Directions =
Among the records that follow, find the line with "Clone this chart in matplotlib." and the line with "plt.rcParams['axes.unicode_minus'] = False". Set down those lines and all lines between them exactly, without adding anything.

Records for this exercise =

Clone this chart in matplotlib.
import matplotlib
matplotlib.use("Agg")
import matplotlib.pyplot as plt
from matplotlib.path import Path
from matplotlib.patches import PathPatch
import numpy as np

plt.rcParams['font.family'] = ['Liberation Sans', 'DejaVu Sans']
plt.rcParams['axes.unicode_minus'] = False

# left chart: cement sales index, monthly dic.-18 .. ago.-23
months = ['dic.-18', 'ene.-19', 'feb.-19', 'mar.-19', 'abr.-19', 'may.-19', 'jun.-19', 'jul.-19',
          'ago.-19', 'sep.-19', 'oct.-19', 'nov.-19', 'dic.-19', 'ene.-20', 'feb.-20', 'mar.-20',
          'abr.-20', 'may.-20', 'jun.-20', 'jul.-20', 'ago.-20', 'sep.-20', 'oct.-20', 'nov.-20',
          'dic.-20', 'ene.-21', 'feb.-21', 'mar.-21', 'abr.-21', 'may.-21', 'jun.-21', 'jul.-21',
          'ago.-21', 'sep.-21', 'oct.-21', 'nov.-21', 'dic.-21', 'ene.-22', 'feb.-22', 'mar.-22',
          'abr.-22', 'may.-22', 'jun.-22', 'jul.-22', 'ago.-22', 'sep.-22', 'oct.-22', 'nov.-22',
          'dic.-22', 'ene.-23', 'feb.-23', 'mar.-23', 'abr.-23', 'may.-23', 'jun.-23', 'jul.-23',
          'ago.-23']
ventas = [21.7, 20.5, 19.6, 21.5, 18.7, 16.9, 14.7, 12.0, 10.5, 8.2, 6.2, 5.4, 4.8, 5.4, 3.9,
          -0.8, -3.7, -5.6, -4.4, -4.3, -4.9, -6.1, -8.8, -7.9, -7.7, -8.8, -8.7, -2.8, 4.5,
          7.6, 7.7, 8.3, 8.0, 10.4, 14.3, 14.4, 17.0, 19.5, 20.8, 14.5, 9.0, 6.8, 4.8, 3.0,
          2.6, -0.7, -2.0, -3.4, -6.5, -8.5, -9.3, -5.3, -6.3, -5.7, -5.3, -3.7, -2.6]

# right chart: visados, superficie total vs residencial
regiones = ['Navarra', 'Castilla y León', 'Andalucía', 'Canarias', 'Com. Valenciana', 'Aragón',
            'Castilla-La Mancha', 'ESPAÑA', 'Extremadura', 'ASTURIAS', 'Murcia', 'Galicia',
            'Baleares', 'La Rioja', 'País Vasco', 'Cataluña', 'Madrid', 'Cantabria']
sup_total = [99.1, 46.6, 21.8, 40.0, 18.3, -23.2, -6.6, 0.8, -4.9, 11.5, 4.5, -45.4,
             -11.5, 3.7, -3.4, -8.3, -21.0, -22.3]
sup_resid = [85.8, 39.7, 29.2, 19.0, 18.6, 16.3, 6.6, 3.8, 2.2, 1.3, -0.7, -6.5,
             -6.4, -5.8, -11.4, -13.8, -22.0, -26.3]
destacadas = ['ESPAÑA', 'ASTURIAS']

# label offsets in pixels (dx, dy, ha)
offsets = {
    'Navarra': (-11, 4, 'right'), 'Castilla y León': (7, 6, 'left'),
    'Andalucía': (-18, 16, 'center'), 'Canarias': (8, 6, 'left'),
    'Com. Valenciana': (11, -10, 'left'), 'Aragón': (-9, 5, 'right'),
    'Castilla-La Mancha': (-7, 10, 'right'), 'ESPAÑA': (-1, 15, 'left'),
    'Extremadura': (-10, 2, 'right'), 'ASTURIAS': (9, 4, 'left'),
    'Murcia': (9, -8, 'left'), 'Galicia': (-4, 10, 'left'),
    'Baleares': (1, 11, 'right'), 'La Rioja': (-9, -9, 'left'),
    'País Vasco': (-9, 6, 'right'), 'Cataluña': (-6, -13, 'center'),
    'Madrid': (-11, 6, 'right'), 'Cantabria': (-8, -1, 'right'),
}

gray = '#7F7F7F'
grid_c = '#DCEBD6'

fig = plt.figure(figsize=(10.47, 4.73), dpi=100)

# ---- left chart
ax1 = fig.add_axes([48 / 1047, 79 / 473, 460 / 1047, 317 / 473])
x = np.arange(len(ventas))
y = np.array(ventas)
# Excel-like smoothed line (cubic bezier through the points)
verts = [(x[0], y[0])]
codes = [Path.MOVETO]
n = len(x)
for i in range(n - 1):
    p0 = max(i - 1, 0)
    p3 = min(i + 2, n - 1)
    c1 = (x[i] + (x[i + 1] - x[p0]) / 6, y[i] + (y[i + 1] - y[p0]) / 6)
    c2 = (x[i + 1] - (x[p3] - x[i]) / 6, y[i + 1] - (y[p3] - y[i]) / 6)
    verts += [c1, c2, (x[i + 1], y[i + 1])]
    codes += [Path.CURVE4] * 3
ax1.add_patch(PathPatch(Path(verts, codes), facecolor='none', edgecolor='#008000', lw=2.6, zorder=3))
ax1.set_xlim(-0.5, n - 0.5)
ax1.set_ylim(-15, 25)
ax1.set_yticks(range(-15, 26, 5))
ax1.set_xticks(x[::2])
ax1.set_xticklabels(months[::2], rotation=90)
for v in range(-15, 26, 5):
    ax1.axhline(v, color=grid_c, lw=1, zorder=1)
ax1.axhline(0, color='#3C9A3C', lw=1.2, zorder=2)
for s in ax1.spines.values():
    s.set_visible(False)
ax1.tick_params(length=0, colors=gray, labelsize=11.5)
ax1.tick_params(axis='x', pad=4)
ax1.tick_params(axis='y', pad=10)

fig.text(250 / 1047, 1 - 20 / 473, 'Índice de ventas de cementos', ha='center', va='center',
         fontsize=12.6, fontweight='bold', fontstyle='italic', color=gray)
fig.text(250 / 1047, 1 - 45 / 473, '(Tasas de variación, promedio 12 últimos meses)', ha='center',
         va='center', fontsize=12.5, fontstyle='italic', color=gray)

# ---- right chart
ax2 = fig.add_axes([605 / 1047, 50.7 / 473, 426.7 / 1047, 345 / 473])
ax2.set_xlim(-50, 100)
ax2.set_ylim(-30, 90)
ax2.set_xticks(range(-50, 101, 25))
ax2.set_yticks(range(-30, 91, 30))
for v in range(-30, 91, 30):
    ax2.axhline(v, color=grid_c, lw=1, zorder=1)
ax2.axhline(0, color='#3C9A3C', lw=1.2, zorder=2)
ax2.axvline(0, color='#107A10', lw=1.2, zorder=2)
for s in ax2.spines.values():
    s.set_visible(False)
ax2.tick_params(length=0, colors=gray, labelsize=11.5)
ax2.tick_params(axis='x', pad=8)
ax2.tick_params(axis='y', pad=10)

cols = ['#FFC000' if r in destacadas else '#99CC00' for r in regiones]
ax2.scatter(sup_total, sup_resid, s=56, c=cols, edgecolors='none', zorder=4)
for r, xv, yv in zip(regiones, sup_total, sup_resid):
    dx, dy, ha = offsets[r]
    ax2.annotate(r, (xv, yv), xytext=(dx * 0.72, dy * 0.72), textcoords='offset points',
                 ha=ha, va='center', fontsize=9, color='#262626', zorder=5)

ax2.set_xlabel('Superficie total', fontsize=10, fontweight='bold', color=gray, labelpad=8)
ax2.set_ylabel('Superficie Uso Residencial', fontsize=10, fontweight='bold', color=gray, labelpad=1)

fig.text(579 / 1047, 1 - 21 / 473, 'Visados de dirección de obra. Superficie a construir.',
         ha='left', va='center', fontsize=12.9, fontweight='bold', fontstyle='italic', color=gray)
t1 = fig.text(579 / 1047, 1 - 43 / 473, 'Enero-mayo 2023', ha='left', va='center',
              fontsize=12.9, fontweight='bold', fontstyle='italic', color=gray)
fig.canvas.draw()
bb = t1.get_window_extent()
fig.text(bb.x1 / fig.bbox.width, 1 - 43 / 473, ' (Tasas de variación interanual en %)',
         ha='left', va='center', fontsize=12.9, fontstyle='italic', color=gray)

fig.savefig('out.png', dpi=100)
--
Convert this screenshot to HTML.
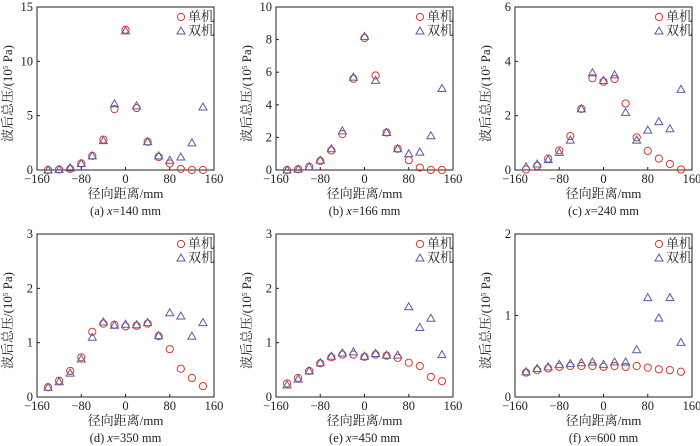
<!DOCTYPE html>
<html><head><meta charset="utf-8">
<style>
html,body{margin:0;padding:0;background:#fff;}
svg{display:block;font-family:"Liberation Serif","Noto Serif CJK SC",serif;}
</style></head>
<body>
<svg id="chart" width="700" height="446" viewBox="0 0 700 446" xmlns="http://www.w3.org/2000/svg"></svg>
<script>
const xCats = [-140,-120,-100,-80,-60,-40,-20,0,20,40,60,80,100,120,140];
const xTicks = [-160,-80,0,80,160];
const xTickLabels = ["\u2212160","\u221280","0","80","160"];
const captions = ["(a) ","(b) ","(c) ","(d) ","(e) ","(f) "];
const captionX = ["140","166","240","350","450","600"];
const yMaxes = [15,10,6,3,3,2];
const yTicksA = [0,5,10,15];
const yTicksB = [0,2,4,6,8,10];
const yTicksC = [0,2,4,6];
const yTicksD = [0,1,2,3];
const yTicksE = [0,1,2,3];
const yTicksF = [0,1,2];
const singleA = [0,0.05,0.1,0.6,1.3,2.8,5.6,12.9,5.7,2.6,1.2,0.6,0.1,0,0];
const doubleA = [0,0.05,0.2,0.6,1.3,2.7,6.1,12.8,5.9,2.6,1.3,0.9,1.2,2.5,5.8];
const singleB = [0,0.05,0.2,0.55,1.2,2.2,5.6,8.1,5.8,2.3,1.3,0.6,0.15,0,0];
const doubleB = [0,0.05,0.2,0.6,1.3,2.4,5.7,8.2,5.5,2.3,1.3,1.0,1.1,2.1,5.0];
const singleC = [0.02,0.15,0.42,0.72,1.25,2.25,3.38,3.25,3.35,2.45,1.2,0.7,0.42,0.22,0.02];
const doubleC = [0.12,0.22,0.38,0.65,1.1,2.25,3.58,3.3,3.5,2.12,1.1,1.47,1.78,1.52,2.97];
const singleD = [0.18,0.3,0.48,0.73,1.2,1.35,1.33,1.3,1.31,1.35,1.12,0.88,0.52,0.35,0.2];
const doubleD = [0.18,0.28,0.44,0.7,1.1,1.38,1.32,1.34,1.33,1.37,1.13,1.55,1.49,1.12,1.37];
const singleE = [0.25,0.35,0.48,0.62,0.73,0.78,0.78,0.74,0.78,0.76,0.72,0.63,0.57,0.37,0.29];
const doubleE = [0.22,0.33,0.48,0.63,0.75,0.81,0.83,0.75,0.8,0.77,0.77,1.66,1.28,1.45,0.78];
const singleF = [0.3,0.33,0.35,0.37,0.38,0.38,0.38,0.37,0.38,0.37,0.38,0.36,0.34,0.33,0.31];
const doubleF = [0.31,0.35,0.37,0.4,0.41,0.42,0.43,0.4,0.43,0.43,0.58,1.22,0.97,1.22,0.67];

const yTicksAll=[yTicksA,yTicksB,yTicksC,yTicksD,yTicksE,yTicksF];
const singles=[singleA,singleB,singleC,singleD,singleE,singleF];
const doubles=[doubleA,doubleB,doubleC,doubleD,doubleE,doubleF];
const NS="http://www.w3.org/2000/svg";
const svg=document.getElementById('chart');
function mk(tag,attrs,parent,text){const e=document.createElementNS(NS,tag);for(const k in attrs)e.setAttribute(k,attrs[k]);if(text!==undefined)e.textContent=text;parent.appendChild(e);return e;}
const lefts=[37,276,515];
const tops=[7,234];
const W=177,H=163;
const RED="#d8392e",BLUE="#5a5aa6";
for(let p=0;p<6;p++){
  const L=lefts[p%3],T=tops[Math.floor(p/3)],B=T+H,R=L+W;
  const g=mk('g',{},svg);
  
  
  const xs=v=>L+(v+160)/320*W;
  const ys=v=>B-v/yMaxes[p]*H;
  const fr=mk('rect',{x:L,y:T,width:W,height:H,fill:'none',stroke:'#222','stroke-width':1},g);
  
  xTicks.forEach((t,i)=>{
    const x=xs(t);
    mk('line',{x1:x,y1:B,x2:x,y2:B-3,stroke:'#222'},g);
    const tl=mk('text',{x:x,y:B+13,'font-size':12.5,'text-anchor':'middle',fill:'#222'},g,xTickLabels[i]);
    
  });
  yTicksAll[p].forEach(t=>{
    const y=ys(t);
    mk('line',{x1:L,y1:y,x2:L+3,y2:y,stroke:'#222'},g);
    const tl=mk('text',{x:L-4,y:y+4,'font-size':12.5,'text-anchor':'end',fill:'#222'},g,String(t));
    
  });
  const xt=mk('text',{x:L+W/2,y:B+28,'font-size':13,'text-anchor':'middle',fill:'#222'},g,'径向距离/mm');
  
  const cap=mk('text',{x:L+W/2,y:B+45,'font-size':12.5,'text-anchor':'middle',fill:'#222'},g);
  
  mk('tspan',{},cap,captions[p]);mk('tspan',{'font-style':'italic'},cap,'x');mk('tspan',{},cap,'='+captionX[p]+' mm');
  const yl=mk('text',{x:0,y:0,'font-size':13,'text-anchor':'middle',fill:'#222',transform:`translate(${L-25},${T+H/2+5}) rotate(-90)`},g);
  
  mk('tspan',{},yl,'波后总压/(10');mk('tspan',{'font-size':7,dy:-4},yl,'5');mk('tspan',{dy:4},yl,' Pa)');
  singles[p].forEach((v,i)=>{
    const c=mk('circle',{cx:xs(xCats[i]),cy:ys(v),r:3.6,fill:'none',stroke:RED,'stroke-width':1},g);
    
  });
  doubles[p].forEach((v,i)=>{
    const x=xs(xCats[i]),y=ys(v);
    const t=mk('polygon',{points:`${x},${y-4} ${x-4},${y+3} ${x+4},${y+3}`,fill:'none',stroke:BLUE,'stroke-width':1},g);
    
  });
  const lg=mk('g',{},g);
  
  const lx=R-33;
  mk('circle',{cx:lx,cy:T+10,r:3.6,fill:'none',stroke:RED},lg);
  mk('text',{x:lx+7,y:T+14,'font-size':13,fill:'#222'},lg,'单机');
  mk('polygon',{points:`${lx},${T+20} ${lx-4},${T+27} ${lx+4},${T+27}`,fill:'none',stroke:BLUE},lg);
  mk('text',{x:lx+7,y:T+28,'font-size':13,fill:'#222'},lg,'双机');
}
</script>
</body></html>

Reply to the task =
Clone this chart in matplotlib.
import matplotlib
matplotlib.use("Agg")
import matplotlib.pyplot as plt
from matplotlib.path import Path
from matplotlib.patches import PathPatch
import numpy as np

plt.rcParams['font.family'] = ['Liberation Sans', 'DejaVu Sans']
plt.rcParams['axes.unicode_minus'] = False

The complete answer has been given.